Depois de atravessar madrugadas, conversas e memórias, o sonho pediu passagem, ocupou o território do necessário e do urgente, até encontrar caminho para nascer. E, enfim, nasceu o IKMA - Instituto Kilombo Malunguinho. O que um dia foi apenas sonho, ganha nome, espaço, matéria e começa a se transformar em realidade. Não para ser um fim, mas para seguir sendo caminho, resposta e reencontro. Um reencontro de Malungos. Um reencontro com Malunguinho.
Malungos são todos aqueles que, após a diáspora africana de pessoas negras, e mesmo oriundos de diferentes lugares e etnias, se encontram na nova terra. Esses, unidos pelo enfrentamento à escravização e ao racismo, tornam-se então irmãos pela diáspora. Malunguinho, além de entidade afroindígena que habita as matas e detém a chave dos 7 Reinos, abrindo as portas fechadas e libertando aqueles que estão presos espiritualmente, foi também um líder da resistência no Quilombo de Catucá, no Pernambuco do século 19.
Fruto de uma ideia-sonho, o IKMA abraça a referência dos Malungos e de Malunguinho e nasce com o intuito de criar uma espécie de Quilombo Urbano no Distrito Federal, que promova enfrentamento das desigualdades sociais, especialmente o racismo. A proposta é ser um espaço de acolhimento através da arte, cultura, saúde mental e educação, voltado especialmente para pessoas negras e pessoas minorizadas onde seja possível existir e exercitar a promoção da autonomia psicossocial. Carrega o nome de quilombo por se propor a ser este lugar de resistência, existência e re-encontro dos irmãos e irmãs Malungos.

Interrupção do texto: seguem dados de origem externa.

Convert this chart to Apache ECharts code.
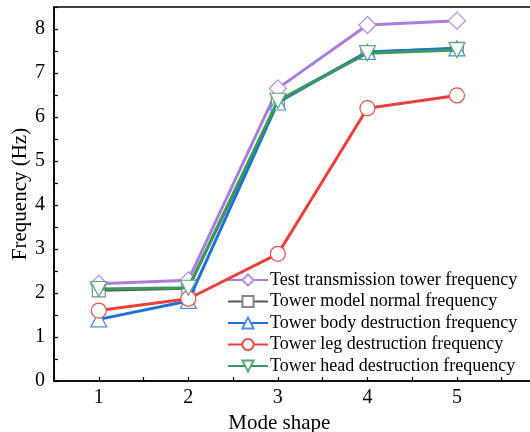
<!DOCTYPE html>
<html>
<head>
<meta charset="utf-8">
<script src="https://cdn.jsdelivr.net/npm/echarts@6/dist/echarts.min.js"></script>
<style>html,body{margin:0;padding:0;background:#fff}#c{width:530px;height:432px}</style>
</head>
<body>
<div id="c"></div>
<script>
const modes = [1, 2, 3, 4, 5];
const seriesNames = [
  'Test transmission tower frequency',
  'Tower model normal frequency',
  'Tower body destruction frequency',
  'Tower leg destruction frequency',
  'Tower head destruction frequency'
];
const testTower = [2.21, 2.29, 6.65, 8.09, 8.19];
const modelNormal = [2.06, 2.11, 6.36, 7.47, 7.55];
const bodyDestr = [1.40, 1.82, 6.33, 7.48, 7.56];
const legDestr = [1.60, 1.87, 2.89, 6.20, 6.49];
const headDestr = [2.09, 2.12, 6.37, 7.45, 7.52];

const allValues = [testTower, modelNormal, bodyDestr, legDestr, headDestr];
const lineColors = ['#a87ddb', '#555555', '#1f6fdc', '#e8413b', '#3a9a5b'];
const markColors = ['#b48ee0', '#888888', '#4a8ce6', '#e0524c', '#5aa877'];
const symbols = [
  'diamond',
  'rect',
  'triangle',
  'circle',
  'path://M0,0 L10,0 L5,10 Z'
];
const symSizes = [[17,17], [13,13], [16,15], [15,15], [16,15]];

const font = 'Liberation Serif';
const chart = echarts.init(document.getElementById('c'));

const series = seriesNames.map((n, i) => ({
  name: n,
  type: 'line',
  data: modes.map((m, j) => [m, allValues[i][j]]),
  symbol: symbols[i],
  symbolSize: symSizes[i],
  showAllSymbol: true,
  lineStyle: { color: lineColors[i], width: 3 },
  itemStyle: { color: '#fff', borderColor: markColors[i], borderWidth: 1.2 },
  z: 2 + i
}));

chart.setOption({
  animation: false,
  backgroundColor: '#fff',
  grid: { left: 54, top: 7, width: 492.5, bottom: 51, show: true, borderColor: '#000', borderWidth: 1.5,
    containLabel: false, outerBoundsMode: 'none' },
  xAxis: {
    type: 'value', min: 0.5, max: 6, interval: 0.5,
    name: 'Mode shape', nameLocation: 'middle', nameGap: 24,
    nameTextStyle: { fontFamily: font, fontSize: 21, color: '#000', padding: [0, 42, 0, 0] },
    axisLine: { lineStyle: { color: '#000', width: 1.5 } },
    axisTick: { inside: true, length: 4, lineStyle: { color: '#000', width: 1.2 } },
    axisLabel: { fontFamily: font, fontSize: 20, color: '#000', margin: 7,
      formatter: v => (Math.abs(v - Math.round(v)) < 1e-9 && v >= 1 && v <= 5) ? String(Math.round(v)) : '' },
    splitLine: { show: false }
  },
  yAxis: {
    type: 'value', min: 0, max: 8.5, interval: 0.5,
    name: 'Frequency (Hz)', nameLocation: 'middle', nameGap: 23, nameMoveOverlap: false,
    nameTextStyle: { fontFamily: font, fontSize: 21, color: '#000' },
    axisLine: { show: true, lineStyle: { color: '#000', width: 1.5 } },
    axisTick: { show: true, inside: true, length: 4, lineStyle: { color: '#000', width: 1.2 } },
    axisLabel: { fontFamily: font, fontSize: 20, color: '#000', margin: 9,
      formatter: v => (Math.abs(v - Math.round(v)) < 1e-9) ? String(Math.round(v)) : '' },
    splitLine: { show: false }
  },
  legend: {
    orient: 'vertical', left: 222, top: 266,
    itemWidth: 40, itemHeight: 14, itemGap: 3.5,
    textStyle: { fontFamily: font, fontSize: 18, color: '#000', lineHeight: 17, padding: [0, 0, 0, -3] },
    data: seriesNames
  },
  series: series
});
</script>
</body>
</html>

O instituto não se propõe a ocupar o tempo extra da vida e sim uma parte do tempo cotidiano, no qual pessoas dissidentes possam se sentir seguras, investindo e sendo investidas em projetos de promoção de autonomia psicossocial. Todo trabalho será reconhecido e remunerado devidamente, com foco em privilegiar o trabalho de pessoas negras e/ou dissidentes.
O IKMA já realizou na sua criação o Projeto de Oficina de Teatro Terapêutico em parceria com instituições parceiras, no qual ocorrem encontros coletivos conduzidos por mim e pela professora de teatro Lucélia Freire. Nesses encontros são realizadas atividades baseadas em jogos teatrais com foco em trabalhar aspectos de saúde mental específicos daquele coletivo.
E pretende realizar muito mais. Porque o IKMA é esse sonho que nasce da percepção de que certos caminhos não podem mais ser adiados. Ele busca responder a demandas visíveis e recorrentes, que evidenciam a necessidade de um lugar de acolhimento, de não julgamento e de enfrentamento às desigualdades históricas. A ideia cresceu sustentada por essa urgência coletiva, e hoje é presença: temos um espaço, e inauguramos nosso percurso, abrindo portas para novas possibilidades e reafirmando um compromisso que começou muito antes de existir no papel.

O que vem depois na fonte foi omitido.